Give back the full listing, character for character, with no pictures.

=-=-=-=-=

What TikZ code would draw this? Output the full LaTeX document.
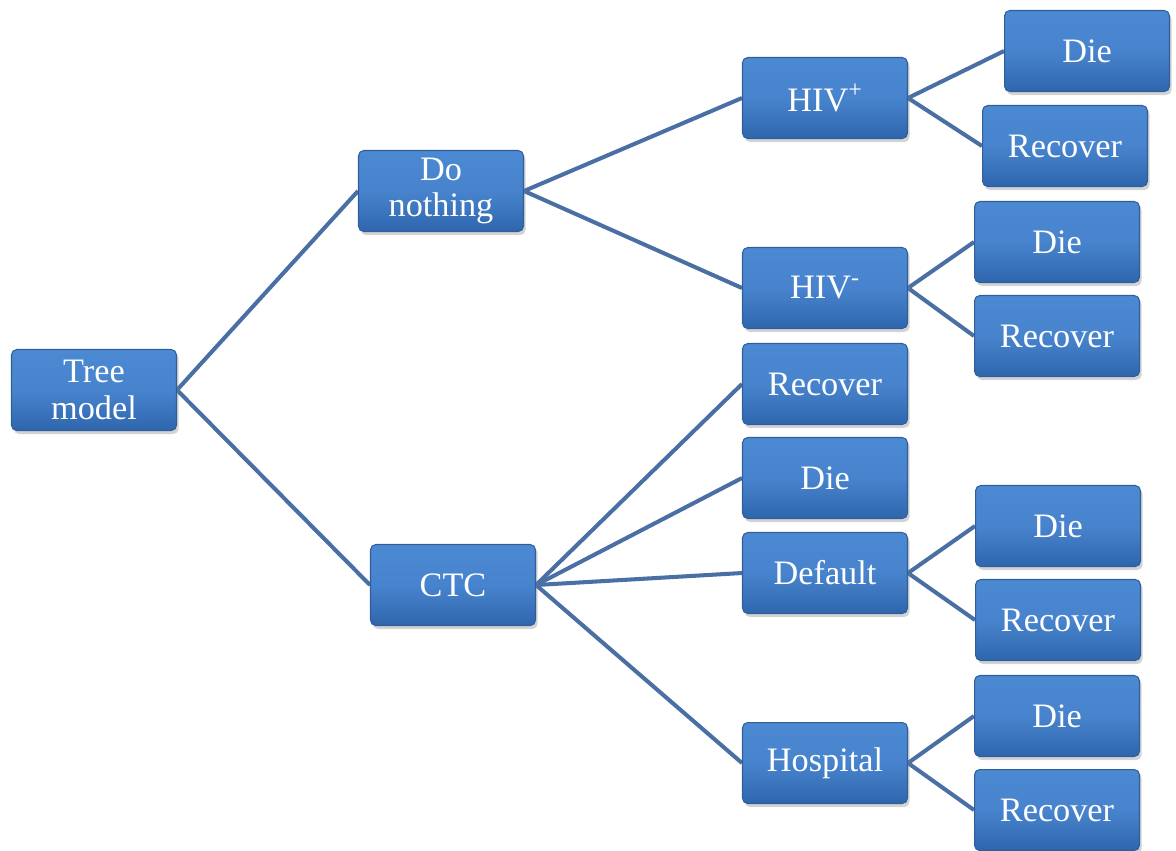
\documentclass[tikz,border=0pt]{standalone}
\usepackage{fontspec}
\setmainfont{Liberation Serif}
\usetikzlibrary{shadows,backgrounds}
\definecolor{lineblue}{HTML}{4A6FA5}
\definecolor{boxtop}{HTML}{4C89D3}
\definecolor{boxbot}{HTML}{2E66AD}
\definecolor{boxedge}{HTML}{2F5E99}
\tikzset{
  bx/.style={draw=boxedge, line width=0.6pt, rounded corners=3pt,
    top color=boxtop, bottom color=boxbot, middle color=boxtop!85!boxbot,
    minimum width=3.3cm, minimum height=1.62cm, inner sep=0pt,
    text=white, align=center,
    font=\fontsize{19.5}{21}\selectfont,
    drop shadow={opacity=0.35, shadow xshift=1.2pt, shadow yshift=-2pt}},
  ln/.style={draw=lineblue, line width=2.3pt}
}
\begin{document}
\begin{tikzpicture}[x=0.02cm,y=-0.02cm]
\useasboundingbox (0,0) rectangle (1176,850);
\node[bx] (tree) at (94,390) {Tree\\model};
\node[bx] (dn) at (441,191) {Do\\nothing};
\node[bx] (ctc) at (453,585) {CTC};
\node[bx] (hp) at (825,98) {HIV\textsuperscript{+}};
\node[bx] (hm) at (825,288) {HIV\textsuperscript{-}};
\node[bx] (crec) at (825,384) {Recover};
\node[bx] (cdie) at (825,478) {Die};
\node[bx] (def) at (825,573) {Default};
\node[bx] (hos) at (825,763) {Hospital};
\node[bx] (hpd) at (1087,51) {Die};
\node[bx] (hpr) at (1065,146) {Recover};
\node[bx] (hmd) at (1057,242) {Die};
\node[bx] (hmr) at (1057,336) {Recover};
\node[bx] (dd) at (1058,526) {Die};
\node[bx] (dr) at (1058,620) {Recover};
\node[bx] (hd) at (1057,716) {Die};
\node[bx] (hr) at (1057,810) {Recover};
\begin{pgfonlayer}{background}
\draw[ln] (tree.east) -- (dn.west);
\draw[ln] (tree.east) -- (ctc.west);
\draw[ln] (dn.east) -- (hp.west);
\draw[ln] (dn.east) -- (hm.west);
\draw[ln] (ctc.east) -- (crec.west);
\draw[ln] (ctc.east) -- (cdie.west);
\draw[ln] (ctc.east) -- (def.west);
\draw[ln] (ctc.east) -- (hos.west);
\draw[ln] (hp.east) -- (hpd.west);
\draw[ln] (hp.east) -- (hpr.west);
\draw[ln] (hm.east) -- (hmd.west);
\draw[ln] (hm.east) -- (hmr.west);
\draw[ln] (def.east) -- (dd.west);
\draw[ln] (def.east) -- (dr.west);
\draw[ln] (hos.east) -- (hd.west);
\draw[ln] (hos.east) -- (hr.west);
\end{pgfonlayer}
\end{tikzpicture}
\end{document}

=-=-=-=-=

▸ Task answer
What TikZ code would draw this? Output the full LaTeX document.
\documentclass[tikz,border=0pt]{standalone}
\usepackage{fontspec}
\setmainfont{Liberation Serif}
\usetikzlibrary{shadows,backgrounds}
\definecolor{lineblue}{HTML}{4A6FA5}
\definecolor{boxtop}{HTML}{4C89D3}
\definecolor{boxbot}{HTML}{2E66AD}
\definecolor{boxedge}{HTML}{2F5E99}
\tikzset{
  bx/.style={draw=boxedge, line width=0.6pt, rounded corners=3pt,
    top color=boxtop, bottom color=boxbot, middle color=boxtop!85!boxbot,
    minimum width=3.3cm, minimum height=1.62cm, inner sep=0pt,
    text=white, align=center,
    font=\fontsize{19.5}{21}\selectfont,
    drop shadow={opacity=0.35, shadow xshift=1.2pt, shadow yshift=-2pt}},
  ln/.style={draw=lineblue, line width=2.3pt}
}
\begin{document}
\begin{tikzpicture}[x=0.02cm,y=-0.02cm]
\useasboundingbox (0,0) rectangle (1176,850);
\node[bx] (tree) at (94,390) {Tree\\model};
\node[bx] (dn) at (441,191) {Do\\nothing};
\node[bx] (ctc) at (453,585) {CTC};
\node[bx] (hp) at (825,98) {HIV\textsuperscript{+}};
\node[bx] (hm) at (825,288) {HIV\textsuperscript{-}};
\node[bx] (crec) at (825,384) {Recover};
\node[bx] (cdie) at (825,478) {Die};
\node[bx] (def) at (825,573) {Default};
\node[bx] (hos) at (825,763) {Hospital};
\node[bx] (hpd) at (1087,51) {Die};
\node[bx] (hpr) at (1065,146) {Recover};
\node[bx] (hmd) at (1057,242) {Die};
\node[bx] (hmr) at (1057,336) {Recover};
\node[bx] (dd) at (1058,526) {Die};
\node[bx] (dr) at (1058,620) {Recover};
\node[bx] (hd) at (1057,716) {Die};
\node[bx] (hr) at (1057,810) {Recover};
\begin{pgfonlayer}{background}
\draw[ln] (tree.east) -- (dn.west);
\draw[ln] (tree.east) -- (ctc.west);
\draw[ln] (dn.east) -- (hp.west);
\draw[ln] (dn.east) -- (hm.west);
\draw[ln] (ctc.east) -- (crec.west);
\draw[ln] (ctc.east) -- (cdie.west);
\draw[ln] (ctc.east) -- (def.west);
\draw[ln] (ctc.east) -- (hos.west);
\draw[ln] (hp.east) -- (hpd.west);
\draw[ln] (hp.east) -- (hpr.west);
\draw[ln] (hm.east) -- (hmd.west);
\draw[ln] (hm.east) -- (hmr.west);
\draw[ln] (def.east) -- (dd.west);
\draw[ln] (def.east) -- (dr.west);
\draw[ln] (hos.east) -- (hd.west);
\draw[ln] (hos.east) -- (hr.west);
\end{pgfonlayer}
\end{tikzpicture}
\end{document}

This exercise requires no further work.